Acting upon the land as for years is an especially important lesson to learn in your young adult years.  For life tends to be more transient while seeking education and employment. It is tempting to regard school and your first jobs merely as way stations along the path toward a permanent job and home, and hence to hold back.  It is easy to feel like James Garner in the goofy old Western “Support Your Local Sherriff,” who tells everyone he meets that he is “just passing through” town.  A lot of us act as if we were just passing through life.  We refuse to be “all in” because we know that someday we will be out.  We don’t risk putting down roots because we believe that before long we will be uprooted. 

 

But this is no way to lead the life God intends for us, either in college or after.  He wants us to build Zion wherever we are, for however long we are there. Similarly, BYU–Hawaii wants you to “learn, lead, and build.” Builders act upon the land “as for years.”

 

The counsel to “act upon this land as for years” was given not for the benefit of the Colesville Saints alone, but for all Latter-day Saints, in every generation.  Through it the Lord established a principle for the whole Church.  The pioneers would later act upon this principle as they built bridges, planted crops, and founded settlements that they knew they must soon abandon.  In doing so, the pioneers followed the pattern set by the Colesville Saints, who, despite being told that they would live in Thompson, Ohio but “a little season,” immediately set about mending fences, planting crops, and making improvements on Leman Copley’s farm.

 

They did this knowing they would leave but not knowing when: “the hour and the day is not given unto them.”  Nor is it given to us.  We don’t know whether our sojourn will be long or brief in mortality.   As the Apostle Jameswrote, "Ye know not what shall be on the morrow" (James 4:14).Nonetheless, we are to live in the present "as for years." We are to "lift where we stand,"[1] rather than be ever waiting for some future time and place to establish Zion.
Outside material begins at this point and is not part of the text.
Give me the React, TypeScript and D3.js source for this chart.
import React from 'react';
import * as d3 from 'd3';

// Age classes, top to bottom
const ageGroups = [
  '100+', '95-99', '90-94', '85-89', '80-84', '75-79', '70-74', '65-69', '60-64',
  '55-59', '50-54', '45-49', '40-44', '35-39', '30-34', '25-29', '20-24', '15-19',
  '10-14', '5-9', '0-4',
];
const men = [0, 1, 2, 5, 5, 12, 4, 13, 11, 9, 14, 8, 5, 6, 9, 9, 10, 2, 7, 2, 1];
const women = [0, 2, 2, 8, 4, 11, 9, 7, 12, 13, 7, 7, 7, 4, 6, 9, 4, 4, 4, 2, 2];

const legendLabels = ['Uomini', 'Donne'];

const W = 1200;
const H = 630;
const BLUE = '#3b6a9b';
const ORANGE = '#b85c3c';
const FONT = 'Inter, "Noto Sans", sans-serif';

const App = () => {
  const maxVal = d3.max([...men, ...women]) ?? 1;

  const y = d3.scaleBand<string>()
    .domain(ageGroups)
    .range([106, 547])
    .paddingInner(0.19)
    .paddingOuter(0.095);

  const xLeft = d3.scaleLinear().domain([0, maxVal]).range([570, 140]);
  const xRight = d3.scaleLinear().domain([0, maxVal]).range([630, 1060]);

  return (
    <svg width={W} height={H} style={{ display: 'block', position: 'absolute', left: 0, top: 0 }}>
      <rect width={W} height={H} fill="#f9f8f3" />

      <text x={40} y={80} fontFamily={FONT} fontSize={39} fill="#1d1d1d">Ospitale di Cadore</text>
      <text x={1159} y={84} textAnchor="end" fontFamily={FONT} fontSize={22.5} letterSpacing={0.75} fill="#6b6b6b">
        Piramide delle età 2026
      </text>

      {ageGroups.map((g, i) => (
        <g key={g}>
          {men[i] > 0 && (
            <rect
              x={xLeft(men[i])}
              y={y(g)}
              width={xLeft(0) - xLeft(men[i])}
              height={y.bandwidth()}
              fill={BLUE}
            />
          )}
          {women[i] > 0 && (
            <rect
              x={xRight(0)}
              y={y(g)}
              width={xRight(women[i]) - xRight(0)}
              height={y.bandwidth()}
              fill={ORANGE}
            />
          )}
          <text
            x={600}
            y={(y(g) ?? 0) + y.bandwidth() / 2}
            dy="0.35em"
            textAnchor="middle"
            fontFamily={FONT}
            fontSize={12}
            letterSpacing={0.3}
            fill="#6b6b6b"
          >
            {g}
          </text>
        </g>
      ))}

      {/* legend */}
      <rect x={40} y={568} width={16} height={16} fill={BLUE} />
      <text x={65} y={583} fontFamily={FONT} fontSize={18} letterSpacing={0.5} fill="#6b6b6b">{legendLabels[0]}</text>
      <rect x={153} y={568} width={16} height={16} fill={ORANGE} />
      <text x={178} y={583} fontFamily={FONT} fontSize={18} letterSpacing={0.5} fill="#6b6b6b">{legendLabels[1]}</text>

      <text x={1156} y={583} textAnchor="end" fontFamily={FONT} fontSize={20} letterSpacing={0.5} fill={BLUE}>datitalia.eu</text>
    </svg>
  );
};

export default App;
We are to build Zion wherever the Lord calls us, for as long as He calls us.

 

Now, let me conclude with the rest of the story about the Colesville Saints. It makes for a poignant punctuation point on the Lord’s counsel “act upon this land as for years.”  It turned out, their "little season" in Ohio was not to be for years but for weeks! The owner of the property in Thompson reneged on his offer to consecrate his land to the Church. So, having been told in May to “act upon this land as for years,” in June the Lord commanded the Colesville Saints to pull up stakes and move on to Missouri (see D&C 54:8).  And off they trudged to Jackson County.  Five days after they arrived, the Lordrevealed that this was to be the land of Zion (see D&C 57).  No doubt, they thought that this time they would live in their new home not just for years, but for generations.  Little did they know that Jackson County, too, would be a temporary home.  As would Nauvoo.     And Winter Quarters.  And, for many, theSalt Lake Valley.

 

So why did the Lord tell them, and by implication us, to act upon the land “as for years” when He knew they would leave it so soon? Even more painfully, why does He command us to “live together in love” when He knows that this will just make it hurt all the more when a loved one dies? (See D&C 42:45)  Does he just enjoy irony?  No.  I believe that the Lord wants a people who can, with equal grace, plant gardens and abandon them, build temples and leave them, accept      callings and welcome releases, love family and friends and be able to part with them, live joyfully in the moment while looking forward to the joys of eternity.

 

In short, he wants us to develop the spiritual poise Shakespeare articulates in the final couplet of one of his most poignant sonnets, which praises a friend for loving him though he knows the poet will die soon: “This thou perceiv’st, which makes thy love more strong, / To love that well, which thou must leave ere long."[2]

 

May we, too, learn to love well places and people we must lose ere long.  Acting upon the land “as for years” will surely turn unto us for our good.  It will enrich our days here on earth and render our reunions in heaven all the sweeter. I so testify in the name of the Savior, whom I love. Amen.

 

[1] Dieter F. Uchtdorf, "Lift Where You Stand," Ensign, November 2008, 5356.

[2] William Shakespeare, "Sonnet 73” in The Riverside Shakespeare, 2nd ed. (Boston: Houghton-Mifflin, 1997), 1856.